Monday, January 12, 2009


This follows on from my comments on currency and deflation.

If the money supply shrinks, you have fewer dollars chasing goods. If it grows, you have more dollars chasing goods.


More dollars lead to increased prices and inflation, just as more bidders in an auction raises prices. Most people understand the basic idea that "stuff costs more." Okay, that's what inflation is, but rarely do I hear people talk about the cause and effects.

Examples of Inflation

If you doubt that more money causes inflation, look at the housing market. When lenders were giving loans to anyone, it flooded money into the real estate market. It should have surprised absolutely no one that there was a housing bubble. Lower rates and qualifications meant that it was less expensive to borrow (yep, money was actually cheaper).

In 2000, the rules for trading oil were relaxed (60 Minutes describes it as "effectively deregulated". And thus in July of 2008, a lot of money flooded into oil futures. Normal speculation (which tends to soften the spikes and drops of normal price responses) was overwhelmed by people new to the market, thus driving the price of oil far above what it would have been otherwise, and we're still trying to figure out what the price of oil is now.

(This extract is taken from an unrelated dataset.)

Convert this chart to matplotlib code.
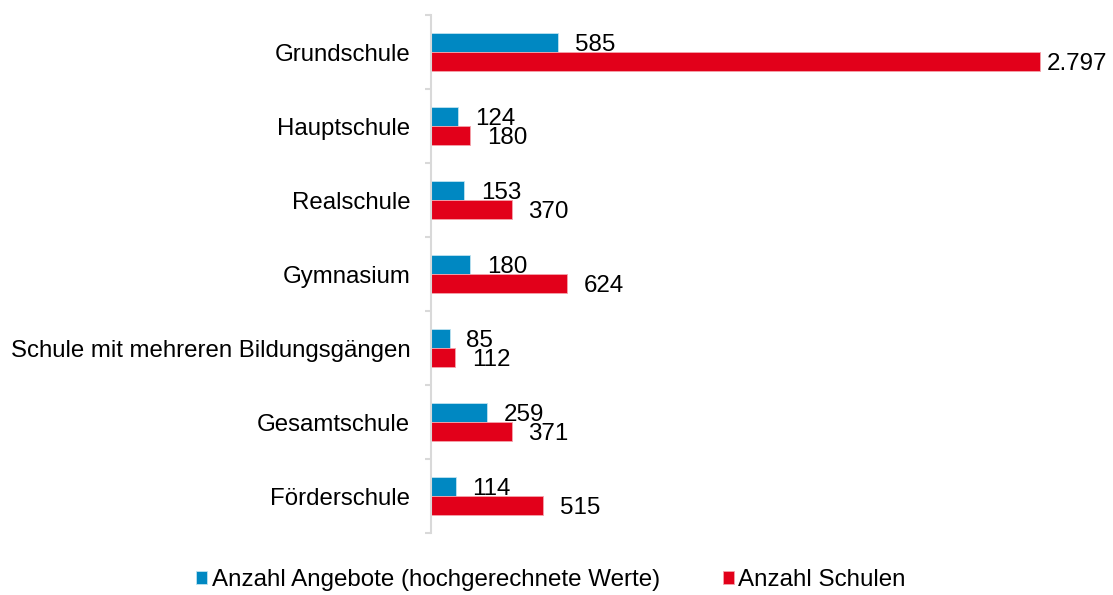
import matplotlib.pyplot as plt
import numpy as np

plt.rcParams['font.family'] = ['Liberation Sans', 'DejaVu Sans']

# Daten
kategorien = ['Grundschule', 'Hauptschule', 'Realschule', 'Gymnasium',
              'Schule mit mehreren Bildungsgängen', 'Gesamtschule', 'Förderschule']
angebote = [585, 124, 153, 180, 85, 259, 114]
schulen = [2797, 180, 370, 624, 112, 371, 515]
legende = ['Anzahl Angebote (hochgerechnete Werte)', 'Anzahl Schulen']

blau = '#0088C2'
rot = '#E2001A'

def fmt(v):
    return f'{v:,}'.replace(',', '.')

fig = plt.figure(figsize=(11.13, 5.95), dpi=100)
ax = fig.add_axes([431 / 1113, 1 - 533 / 595, (1100 - 431) / 1113, 518 / 595])

y = np.arange(len(kategorien))
h = 0.257
b1 = ax.barh(y - h / 2, angebote, height=h, color=blau, edgecolor='#BFE3F0', linewidth=0.6)
b2 = ax.barh(y + h / 2, schulen, height=h, color=rot, edgecolor='#F4A3AC', linewidth=0.6)

ax.set_xlim(0, 2797 * 669 / 609)
ax.set_ylim(len(kategorien) - 0.5, -0.5)

# Datenbeschriftungen
for bars, werte in [(b1, angebote), (b2, schulen)]:
    for bar, v in zip(bars, werte):
        off = 5 if v == max(schulen) else 12
        ax.annotate(fmt(v), (v, bar.get_y() + bar.get_height() / 2),
                    xytext=(off, -1.5), textcoords='offset points',
                    va='center', ha='left', fontsize=17.4, color='black')

# Achsen
for s in ['top', 'right', 'bottom']:
    ax.spines[s].set_visible(False)
ax.spines['left'].set_color('#D9D9D9')
ax.spines['left'].set_linewidth(1.5)
ax.set_xticks([])
ax.set_yticks(y)
ax.set_yticklabels(kategorien, fontsize=17.3)
ax.tick_params(axis='y', which='major', length=0, pad=15)
ax.set_yticks(np.arange(len(kategorien) + 1) - 0.5, minor=True)
ax.tick_params(axis='y', which='minor', length=4.5, width=1.5, color='#D9D9D9')

fig.legend([b1, b2], legende, loc='center', bbox_to_anchor=(551 / 1113, 1 - 580 / 595),
           ncol=2, frameon=False, fontsize=17.4, handlelength=0.45, handleheight=0.45,
           handletextpad=0.2, columnspacing=2.6)

fig.savefig('out.png', dpi=100)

Neither of those are examples of inflation per se, because properly inflation is a general increase in prices, not in just one area of the economy.

Effects of Inflation

So prices go up, so what? You know that when prices go up that it's harder to buy groceries, office supplies, etc.--your costs go up. So inflation hits people who are spending money. You trim your budget. Or you get a raise as your experience rises, hopefully faster than inflation. If you're a business owner, you know the phrase, "grow your business or die."

Another effect is that inflation hits people who have loaned money. Banks have loaned out money at (say) 6%. If inflation hits 6% it means banks aren't getting any return on their money. They're loaning out money and when it comes back, it has the same buying power. Which means that banks go out of business.

Ah, but what if you've borrowed money? You win on inflation. You borrow a dollar and when you pay it back, it's worth less than it was when you borrowed it.

So the big winner on inflation is anyone who owes money. And who's the biggest debtor in the United States? The US government of course. The same entity that can print money at will. Back in 1944 we promised not to do that at the Bretton Woods conference, but we seem to be ignoring that in our current effort to prevent deflation (see my last post).

And by the way, the US owes a lot of money. Current accumulated debt is about $10 trillion (that's $10 million million, or $10,000,000,000,000). The annual deficit has run about $300-$400 billion, but with all the bailout talk that is going to run to over $1 trillion, and Obama has promised that we've got billion-dollars of deficits for years to come.

All of that doesn't even include the expected $54 trillion we've promised in social security but haven't been funded.